Only the lines from the start of the data below through the line that contains "4, 5, 6, 10]" are to be copied, exactly and without pictures.

>> BEGIN

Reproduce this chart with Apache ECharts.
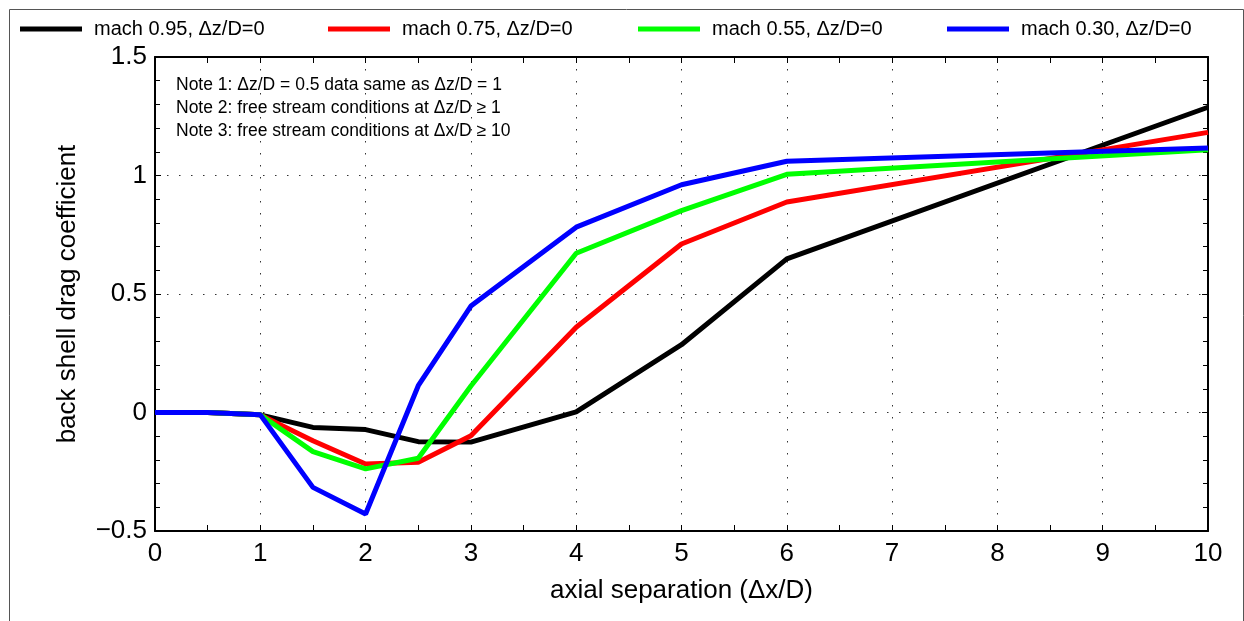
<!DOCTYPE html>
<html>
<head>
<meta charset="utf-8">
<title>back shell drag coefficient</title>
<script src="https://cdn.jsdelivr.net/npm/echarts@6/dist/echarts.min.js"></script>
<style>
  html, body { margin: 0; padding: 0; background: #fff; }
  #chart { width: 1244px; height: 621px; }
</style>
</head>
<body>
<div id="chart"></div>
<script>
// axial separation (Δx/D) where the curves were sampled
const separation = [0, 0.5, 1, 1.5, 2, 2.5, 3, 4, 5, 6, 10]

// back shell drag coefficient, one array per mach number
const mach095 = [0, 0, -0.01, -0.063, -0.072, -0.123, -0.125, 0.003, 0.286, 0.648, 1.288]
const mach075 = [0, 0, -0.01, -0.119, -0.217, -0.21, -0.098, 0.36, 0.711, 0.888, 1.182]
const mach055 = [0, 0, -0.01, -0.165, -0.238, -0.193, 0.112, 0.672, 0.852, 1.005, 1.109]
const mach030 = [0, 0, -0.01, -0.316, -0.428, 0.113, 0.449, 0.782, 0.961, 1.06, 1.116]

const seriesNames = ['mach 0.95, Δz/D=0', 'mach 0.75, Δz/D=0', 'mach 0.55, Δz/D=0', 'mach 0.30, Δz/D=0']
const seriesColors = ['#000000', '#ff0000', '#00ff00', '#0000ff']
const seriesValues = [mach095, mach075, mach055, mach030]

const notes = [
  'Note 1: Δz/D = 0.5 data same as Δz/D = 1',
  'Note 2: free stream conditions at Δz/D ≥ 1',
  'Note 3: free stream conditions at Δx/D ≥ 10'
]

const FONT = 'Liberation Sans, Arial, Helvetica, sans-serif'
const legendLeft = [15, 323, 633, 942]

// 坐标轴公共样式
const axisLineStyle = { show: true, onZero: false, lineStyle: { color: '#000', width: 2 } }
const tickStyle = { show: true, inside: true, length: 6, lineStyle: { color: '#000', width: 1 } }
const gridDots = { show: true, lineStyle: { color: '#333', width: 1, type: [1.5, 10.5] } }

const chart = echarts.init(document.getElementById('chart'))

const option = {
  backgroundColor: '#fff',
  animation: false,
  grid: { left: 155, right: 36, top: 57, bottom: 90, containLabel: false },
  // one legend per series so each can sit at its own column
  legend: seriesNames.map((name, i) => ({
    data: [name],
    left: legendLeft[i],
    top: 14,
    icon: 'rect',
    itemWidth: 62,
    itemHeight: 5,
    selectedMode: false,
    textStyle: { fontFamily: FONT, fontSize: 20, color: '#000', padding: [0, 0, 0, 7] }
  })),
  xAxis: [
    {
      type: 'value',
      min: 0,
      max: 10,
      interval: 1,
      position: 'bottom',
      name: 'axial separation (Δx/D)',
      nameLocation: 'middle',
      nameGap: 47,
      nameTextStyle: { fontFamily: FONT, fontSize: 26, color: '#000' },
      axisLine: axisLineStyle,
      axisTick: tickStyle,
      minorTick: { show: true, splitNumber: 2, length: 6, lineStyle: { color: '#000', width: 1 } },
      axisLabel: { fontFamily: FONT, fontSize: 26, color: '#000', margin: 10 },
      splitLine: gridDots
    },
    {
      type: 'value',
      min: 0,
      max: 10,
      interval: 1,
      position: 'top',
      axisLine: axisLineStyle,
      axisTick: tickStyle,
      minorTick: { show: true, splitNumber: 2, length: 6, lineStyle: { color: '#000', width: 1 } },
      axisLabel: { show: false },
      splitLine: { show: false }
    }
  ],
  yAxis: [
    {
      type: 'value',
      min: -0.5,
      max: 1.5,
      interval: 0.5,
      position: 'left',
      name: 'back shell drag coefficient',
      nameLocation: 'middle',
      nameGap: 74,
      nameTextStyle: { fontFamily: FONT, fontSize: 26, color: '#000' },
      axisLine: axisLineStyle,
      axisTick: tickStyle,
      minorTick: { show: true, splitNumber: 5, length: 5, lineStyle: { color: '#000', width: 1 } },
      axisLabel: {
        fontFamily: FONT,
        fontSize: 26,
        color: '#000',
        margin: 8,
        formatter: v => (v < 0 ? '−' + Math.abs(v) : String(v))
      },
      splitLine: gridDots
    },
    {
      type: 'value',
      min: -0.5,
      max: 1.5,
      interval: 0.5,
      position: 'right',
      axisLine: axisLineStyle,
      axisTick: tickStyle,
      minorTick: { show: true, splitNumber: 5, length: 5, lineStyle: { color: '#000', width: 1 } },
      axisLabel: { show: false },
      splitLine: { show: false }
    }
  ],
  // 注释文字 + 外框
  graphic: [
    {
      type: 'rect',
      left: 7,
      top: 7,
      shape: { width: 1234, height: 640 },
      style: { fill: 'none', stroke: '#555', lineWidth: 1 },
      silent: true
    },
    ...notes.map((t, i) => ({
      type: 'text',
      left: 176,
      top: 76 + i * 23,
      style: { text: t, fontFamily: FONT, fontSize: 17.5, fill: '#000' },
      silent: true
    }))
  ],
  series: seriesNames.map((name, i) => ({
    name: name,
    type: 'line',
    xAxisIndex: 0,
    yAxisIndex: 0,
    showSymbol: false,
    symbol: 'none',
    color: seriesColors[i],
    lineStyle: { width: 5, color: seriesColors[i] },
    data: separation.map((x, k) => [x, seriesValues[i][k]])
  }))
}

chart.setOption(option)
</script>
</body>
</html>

>> END

COMPLETED TASK
Reproduce this chart with Apache ECharts.
<!DOCTYPE html>
<html>
<head>
<meta charset="utf-8">
<title>back shell drag coefficient</title>
<script src="https://cdn.jsdelivr.net/npm/echarts@6/dist/echarts.min.js"></script>
<style>
  html, body { margin: 0; padding: 0; background: #fff; }
  #chart { width: 1244px; height: 621px; }
</style>
</head>
<body>
<div id="chart"></div>
<script>
// axial separation (Δx/D) where the curves were sampled
const separation = [0, 0.5, 1, 1.5, 2, 2.5, 3, 4, 5, 6, 10]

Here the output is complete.